Smart Contract Rent is the recurring payment required for contracts to remain active on the network. Rent is comprised of auto-renewal and storage payments.

The previous blog post, Smart Contract Rent is Coming to Hedera, outlines why rent is being introduced and how smart contracts can pay rent. This Part 1 of the new blog series explains Hedera's pricing structure and renewal windows for contract rent payments. Read Part 2 for a how-to on making rent payments and avoiding expiration.

Foundational to the conversation about smart contract rent, distributed networks like Hedera have a finite amount of computational resources. When entities like smart contracts are deployed on a decentralized network, a portion of those resources are consumed. Thus, it is unfeasible to maintain an unlimited number of entities for an infinite amount of time on finite resources. Solving this problem is necessary, and it’s a key topic of discussion by Leemon and others in the layer 1 network space.

Rent is an economically and technically viable approach to manage smart contract entities and state storage.

Bottom Line on Top

  • Rent is the recurring payment required for contracts to remain active on the network. Rent is comprised of auto-renewal and storage payments

  • Auto-renewal payments for contracts will be enabled on mainnet with the Hedera Services release planned for February 9th, 2023

    • The auto-renewal fee for a contract is $0.026 USD

  • Storage payments on Hedera will start once a total of 100 million key-value pairs are stored cumulatively across the network. These storage fees will be part of the rent payment collected when a contract is auto renewed. Once storage payments start (100M k-v pair threshold):
    • Each contract has 100 free key-value pairs of storage available

    • Once a contract exceeds the first 100 free key-value pairs, it must pay storage fees. Valid renewal windows are between ~30 and ~92 days (see HIP-372)

    • The storage fee rate is $0.02 per key-value pair per year

  • If a high enough utilization threshold is reached, congestion pricing applies
    • In this circumstance, prices charged are inversely proportional to the remaining system capacity of the network (lower remaining capacity means higher pricing)

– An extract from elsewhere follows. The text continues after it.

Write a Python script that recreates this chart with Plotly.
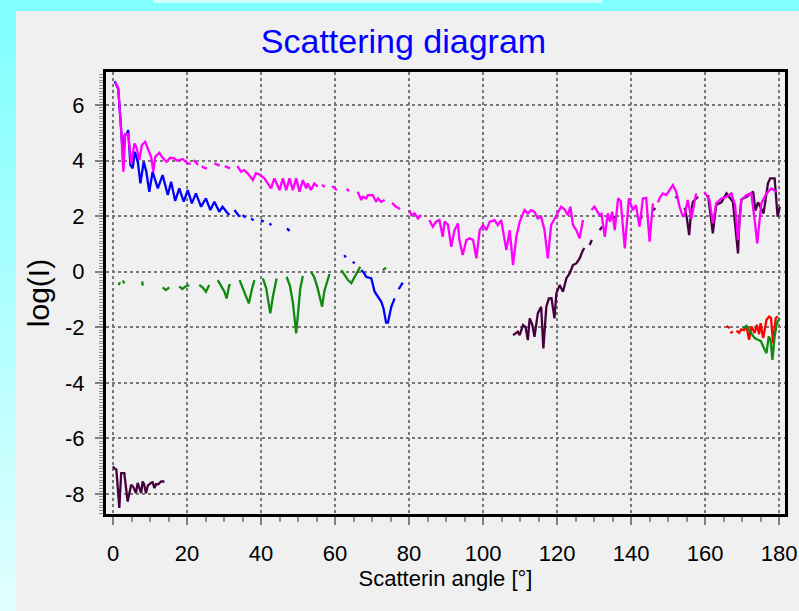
import plotly.graph_objects as go

# ---------------- data ----------------
magenta_x = [0.6, 1.4, 2.1, 2.8, 3.3, 4.1, 4.9, 5.8, 6.4, 7.1, 7.8, 8.7, 9.5, 10.3, 10.9, 11.4, 12.5, 13.4, 14.5, 15.4,
             16.6, 17.2, 17.9, 18.8, 20.2, 21.0, None, 21.8, 22.4, 23.0, None, 24.0, 24.7, 25.4, None, 27.4, 28.1, 28.8, None,
             30.2, 30.9, 31.6, None,
             33.6, 34.6, 35.4, 36.4, 37.8, 38.6, 39.6, 40.9, 42.7, 43.6, 45.0, 45.9, 46.8, 47.7, 48.6, 49.5, 50.4, 51.3,
             52.2, 52.6, 53.5, 54.4, 55.3, None, 56.4, 57.3, None, 59.2, 60.5, None, 63.1, 63.8, None, 66.1, 67.1, 67.5,
             68.4, 68.9, 70.2, 71.1, 71.6, 72.5, 73.4, None, 75.4, 76.5, 77.6, None, 80.1, 80.6, 81.5, 82.4, 83.3, None,
             85.5, 86.4, 87.3, 88.2, 89.1, 89.6, 90.5, 91.4, 92.3, 93.2, 93.6, 94.5, 95.5, 96.4, 97.3, 98.2, 99.1, 100.0,
             100.9, 101.8, 103.1, 104.0, 104.9, 106.3, 107.2, 108.1, 109.0, 109.9, 111.2, 112.1, 113.0, 113.9, 114.8,
             115.7, 116.6, 117.5, 118.4, 119.3, 120.2, 121.1, 122.0, 122.9, 123.6, 124.3, 125.2, 126.1, 127.0, None,
             129.3, 130.1, 131.5, 132.0, 132.9, 133.7, 134.3, 134.9, 135.6, 136.5, 137.2, 138.3, 139.4, 140.5, 141.3,
             142.3, 143.2, 144.1, 145.0, 145.9, None, 147.3, 147.7, 148.6, 149.5, 150.4, 151.3, 152.2, 153.1, 154.0,
             154.6, 155.3, 156.3, 157.6, None, 159.8, 161.2, 162.1, 163.0, 164.4, 165.8, 167.1, 168.1, 168.9, 169.8,
             171.2, 172.5, 173.4, 174.1, 175.2, 176.6, 177.9, 179.3]
magenta_y = [6.84, 6.6, 5.3, 3.6, 4.95, 4.95, 3.9, 4.62, 4.45, 4.02, 4.56, 4.68, 4.4, 4.14, 3.6, 4.14, 4.28, 4.1, 3.96, 4.1,
             4.08, 4.0, 4.02, 4.06, 3.9, 3.88, None, 4.02, 3.92, 3.84, None, 3.8, 3.74, 3.72, None, 3.9, 3.86, 3.82, None,
             3.8, 3.76, 3.72, None,
             3.8, 3.6, 3.66, 3.54, 3.3, 3.55, 3.5, 3.36, 3.0, 3.36, 2.94, 3.36, 2.94, 3.36, 2.94, 3.36, 2.88, 3.3,
             3.0, 3.18, 2.94, 3.18, 3.06, None, 3.12, 3.06, None, 3.08, 2.94, None, 2.98, 2.9, None, 2.88, 2.58, 2.7,
             2.64, 2.76, 2.76, 2.52, 2.64, 2.52, 2.58, None, 2.48, 2.34, 2.26, None, 2.22, 2.04, 2.1, 1.92, 2.04, None,
             1.86, 1.62, 1.8, 1.86, 1.26, 1.8, 1.7, 0.9, 1.5, 1.74, 1.14, 0.6, 1.14, 1.2, 1.14, 0.48, 1.5, 1.68,
             1.5, 1.8, 1.86, 1.68, 1.86, 0.78, 1.5, 0.24, 1.26, 1.8, 2.22, 2.1, 2.22, 2.16, 1.92,
             1.98, 1.5, 0.48, 1.68, 1.92, 2.16, 2.34, 2.25, 2.04, 2.34, 1.68, 1.5, 1.2, 1.86, None,
             2.22, 2.34, 2.04, 2.08, 1.26, 2.1, 1.8, 2.16, 1.5, 2.64, 2.55, 0.84, 2.64, 2.22, 2.4,
             1.62, 2.64, 2.66, 1.08, 2.46, None, 2.5, 2.64, 2.82, 2.76, 2.94, 3.12, 2.88, 2.34, 1.98,
             2.1, 2.58, 1.92, 2.82, None, 2.88, 2.58, 1.74, 2.46, 2.64, 2.7, 2.82, 2.4, 1.14, 2.58,
             2.76, 2.82, 1.86, 1.02, 2.46, 2.82, 3.0, 2.88]

blue_x = [0.4, 1.4, 2.1, 2.8, 3.1, 3.8, 4.1, 4.4, 4.7, 5.3, 5.9, 6.7, 7.4, 8.3, 9.0, 9.8, 10.7, 12.1, 13.4, 14.8, 15.7,
          16.8, 17.9, 19.1, 20.2, 21.3, 22.4, 23.8, 25.1, 26.3, 27.4, 28.7, 29.6, 31.0, 31.5, None, 32.8, 33.5, 34.2,
          None, 35.0, 35.8, None, 37.3, 38.0, None, 40.0, 40.7, None, 42.3, 42.8, None, 47.0, 47.7, None,
          62.5, 62.9, None, 64.8, 65.3, None, 67.1, 67.9, 68.4, 69.8, 70.2, 70.7, 71.6, 72.5, 73.1, 73.8, 74.3,
          75.2, 76.1, None, 77.2, 78.3]
blue_y = [6.86, 6.6, 5.3, 3.9, 4.9, 4.98, 5.1, 4.56, 3.84, 3.72, 4.32, 3.96, 3.18, 3.96, 3.6, 2.88, 3.6, 3.0, 3.48, 2.76, 3.24,
          2.55, 3.0, 2.52, 2.94, 2.46, 2.82, 2.34, 2.64, 2.22, 2.52, 2.16, 2.34, 2.1, 2.05, None, 2.22, 2.1, 1.98,
          None, 2.04, 1.95, None, 1.92, 1.85, None, 1.86, 1.8, None, 1.74, 1.68, None, 1.56, 1.47, None,
          0.6, 0.52, None, 0.36, 0.3, None, 0.06, -0.06, -0.18, -0.24, -0.45, -0.72, -0.9, -1.08, -1.32, -1.83, -1.83,
          -1.26, -0.96, None, -0.63, -0.39]

green_x = [1.5, 1.9, None, 2.6, 3.1, None, 7.9, 8.0, None, 13.4, 14.3, 15.2, None, 17.9, 18.7, 19.6, 20.6, None,
           23.3, 24.2, 25.1, 26.0, None, 28.3, 29.2, 30.1, 30.7, 31.4, 31.8, None, 34.2, 35.0, 36.0, 36.7, 37.5, 38.2,
           None, 40.5, 41.4, 42.5, 43.2, 44.2, None, 46.9, 47.8, 48.6, 49.5, 50.2, 50.6, 51.3, None, 53.5, 54.4,
           55.3, 56.5, 57.1, 57.8, 58.5, None, 61.7, 62.6, 63.5, 64.4, 65.3, 66.2, 66.8, None, 72.9, 73.8, None,
           170.3, 171.2, 171.9, 172.5, 173.4, 174.3, 175.1, 175.7, 176.6, 177.2, 177.7, 178.2, 178.8, 179.4, 180.2]
green_y = [-0.48, -0.38, None, -0.32, -0.42, None, -0.35, -0.5, None, -0.56, -0.66, -0.56, None, -0.53, -0.62, -0.53, -0.48, None,
           -0.48, -0.56, -0.72, -0.48, None, -0.3, -0.5, -0.72, -0.96, -0.48, -0.48, None, -0.3, -0.55, -0.9, -1.14, -0.65, -0.3,
           None, -0.24, -0.6, -1.5, -0.9, -0.24, None, -0.18, -0.5, -1.1, -2.22, -1.2, -0.6, -0.15, None, 0.0, -0.2,
           -0.6, -1.26, -0.7, -0.4, -0.08, None, 0.06, -0.1, -0.3, -0.41, -0.2, 0.06, 0.18, None, 0.06, 0.15, None,
           -2.03, -1.95, -2.1, -2.21, -2.39, -2.45, -2.5, -2.69, -2.93, -2.33, -2.45, -3.17, -2.33, -1.85, -1.67]

red_x = [165.8, 166.7, None, 166.8, 167.5, None, 168.5, 169.2, 169.8, 170.5, 171.2, 171.9, 172.5, 173.4, 174.0, 174.6,
         175.0, 175.7, 176.6, 177.3, 177.8, 178.4, 179.1, 179.7]
red_y = [-1.95, -2.03, None, -2.21, -2.15, None, -2.12, -2.2, -2.07, -2.1, -1.97, -2.45, -1.97, -2.2, -1.91, -2.25,
         -1.85, -2.39, -1.73, -1.61, -1.66, -2.57, -1.67, -1.61]

purple_x = [0.0, 0.35, 0.9, 1.7, 2.2, 3.05, 3.95, 4.9, 5.5, 6.2, 6.65, 7.6, 8.0, 8.4, 8.9, 9.4, 10.3, 10.7, 11.2, 11.6,
            12.2, 13.0, 13.9, None,
            108.1, 109.4, 109.9, 110.8, 111.5, 112.1, 112.6, 113.3, 113.9, 114.8, 115.7, 116.3, 117.1, 117.8, 118.5,
            119.3, 119.8, 120.7, 121.6, 122.5, 123.4, 124.3, 125.2, 126.1, 127.0, 127.4, None, 128.8, 129.4, None,
            131.5, 132.2, None, 135.1, 136.0, None, 142.3, 142.9, None, 146.0, 146.5, None, 152.0, 152.6, None,
            154.5, 155.1, 155.7, 156.2, 156.7, 158.1, None, 160.8, 161.5, 162.1, 163.0, 164.4, 165.8, 166.5, 167.5,
            168.9, 169.3, 169.8, 171.2, 173.0, 173.6, 174.3, 175.8, 177.0, 177.6, 178.8, 179.6, 180.2]
purple_y = [-7.0, -7.08, -7.12, -8.5, -7.25, -7.25, -8.27, -7.67, -7.75, -7.97, -7.6, -7.97, -7.55, -7.65, -7.97, -7.7,
            -7.6, -7.58, -7.79, -7.65, -7.65, -7.55, -7.55, None,
            -2.28, -2.16, -2.28, -1.92, -2.0, -2.46, -1.68, -1.9, -2.34, -1.5, -1.26, -2.76, -1.26, -0.96, -0.95,
            -1.68, -0.78, -0.48, -0.72, -0.24, -0.06, 0.24, 0.3, 0.48, 0.78, 0.85, None, 0.96, 1.14, None,
            1.5, 1.62, None, 1.92, 2.0, None, 1.85, 1.98, None, 2.2, 2.3, None, 2.65, 2.75, None,
            2.3, 1.92, 1.32, 2.1, 2.52, 2.7, None, 2.76, 2.1, 1.38, 2.4, 2.5, 2.82, 2.7, 2.52,
            0.66, 1.9, 2.6, 2.7, 2.88, 2.2, 2.5, 2.1, 3.18, 3.36, 3.36, 1.98, 2.34]

x_ticks = [0, 20, 40, 60, 80, 100, 120, 140, 160, 180]
y_ticks = [6, 4, 2, 0, -2, -4, -6, -8]

# ---------------- layout geometry ----------------
W, H = 799, 611
L, R, T, B = 106, 785, 72, 514


def px2x(px):
    return (px - L) / (R - L)


def py2y(py):
    return (B - py) / (B - T)


fig = go.Figure()

series = [
    (purple_x, purple_y, "#44003f"),
    (red_x, red_y, "#ff0000"),
    (green_x, green_y, "#118a11"),
    (blue_x, blue_y, "#0000ff"),
    (magenta_x, magenta_y, "#ff00ff"),
]
for xs, ys, col in series:
    fig.add_trace(go.Scatter(x=xs, y=ys, mode="lines", line=dict(color=col, width=2.3),
                             connectgaps=False, showlegend=False, hoverinfo="skip"))

shapes = []
# cyan gradient background
nb = 40
for i in range(nb):
    t = i / (nb - 1)
    r = int(128 + (224 - 128) * t)
    col = f"rgb({r},255,255)"
    y0 = H * i / nb
    y1 = H * (i + 1) / nb + 1
    shapes.append(dict(type="rect", xref="paper", yref="paper", x0=px2x(0), x1=px2x(W),
                       y0=py2y(y1), y1=py2y(y0), fillcolor=col, line=dict(width=0), layer="below"))
# light tab at top
shapes.append(dict(type="rect", xref="paper", yref="paper", x0=px2x(153), x1=px2x(602),
                   y0=py2y(3), y1=py2y(0), fillcolor="#d0ffff", line=dict(width=0), layer="below"))
# gray panel
shapes.append(dict(type="rect", xref="paper", yref="paper", x0=px2x(16), x1=px2x(W + 2),
                   y0=py2y(H + 2), y1=py2y(11), fillcolor="#f0f0f0", line=dict(width=0), layer="below"))

font_family = "Liberation Sans, Arial, sans-serif"

fig.update_layout(
    width=W, height=H,
    margin=dict(l=L, r=W - R, t=T, b=H - B, pad=0, autoexpand=False),
    paper_bgcolor="#80ffff",
    plot_bgcolor="#f0f0f0",
    shapes=shapes,
    font=dict(family=font_family, color="black"),
    title=dict(text="Scattering diagram", font=dict(size=34, color="#0000ff", family=font_family),
               xref="container", x=0.505, xanchor="center", yref="container", y=1 - 41 / H, yanchor="middle"),
    xaxis=dict(range=[-1.9, 181.6], tickmode="array", tickvals=x_ticks, ticktext=[str(v) for v in x_ticks],
               automargin=False,
               ticks="outside", ticklen=8, tickwidth=2, tickcolor="#808080", ticklabelstandoff=10,
               minor=dict(tickmode="linear", dtick=5, tick0=0, ticks="outside", ticklen=5, tickwidth=2,
                          tickcolor="#909090", showgrid=False),
               showgrid=True, gridcolor="#787878", gridwidth=2, griddash="dot", zeroline=False,
               showline=True, linecolor="black", linewidth=3, mirror=True,
               tickfont=dict(size=22, color="black"),
               title=dict(text="Scatterin angle [°]", font=dict(size=22, color="black"), standoff=4)),
    yaxis=dict(range=[-8.72, 7.19], tickmode="array", tickvals=y_ticks, ticktext=[str(v) for v in y_ticks],
               automargin=False,
               ticks="outside", ticklen=8, tickwidth=2, tickcolor="#808080", ticklabelstandoff=6,
               minor=dict(tickmode="linear", dtick=0.1, tick0=0, ticks="outside", ticklen=4, tickwidth=1,
                          tickcolor="#909090", showgrid=False),
               showgrid=True, gridcolor="#787878", gridwidth=2, griddash="dot", zeroline=False,
               showline=True, linecolor="black", linewidth=3, mirror=True,
               tickfont=dict(size=22, color="black"),
               title=dict(text="log(I)", font=dict(size=30, color="black"), standoff=7)),
)

fig.write_html("out.html", config={"displayModeBar": False},
               post_script="document.body.style.margin='0';document.body.style.padding='0';"
                           "document.body.style.overflow='hidden';")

    • This applies to all transactions

Rent Equation

The Model for Storage Payments: Rent with an Initial Promotional Offer

The Hedera network does not collect any storage payments today. This will change once the network reaches 100 million key-value pairs cumulatively across the network. We are committed to providing as much notice to our developer community as possible as to when usage is likely to reach a threshold that will trigger collection of storage payments.

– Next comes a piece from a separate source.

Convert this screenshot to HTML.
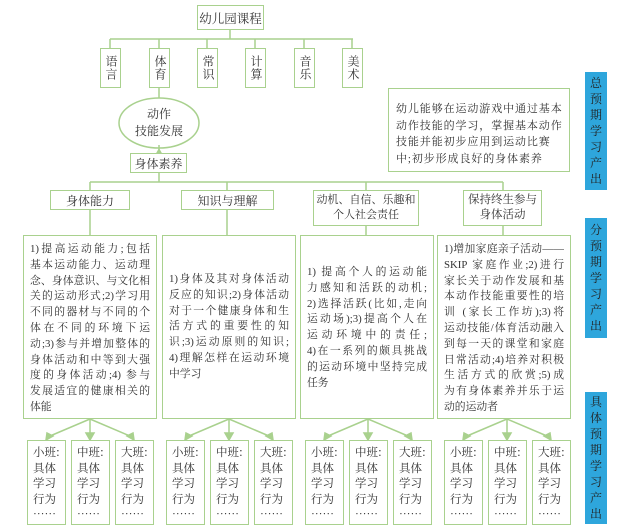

After that point, every contract on the network gets 100 key-value pairs of storage for free. That means that if the state size of a contract is relatively small, it won’t have to pay storage fees. However, if a contract exceeds 100 key-value pairs of storage, then it must pay for every key-value pair. The expectation is that Hedera Coin Economics Committee will set this rate to $0.02 per key-value pair per year. This applies to all contracts on Hedera, regardless of the contract being created before or after the rent payments go live.

Finally, a congestion pricing model is also implemented when a high utilization threshold for the network is reached to encourage the responsible utilization of network resources. In this model’s pricing, the cost per key-value pair increases proportionally to 1/d, where d is network capacity minus utilization. In simple English, the pricing at this stage is inversely proportional to the remaining system storage capacity of the network – so, lower remaining capacity means higher prices. Keep in mind that deleted entities (after expiration and grace period) free up storage on the network. This means that in a scenario where congestion pricing is triggered, prices would go back down to normal if enough entities are deleted.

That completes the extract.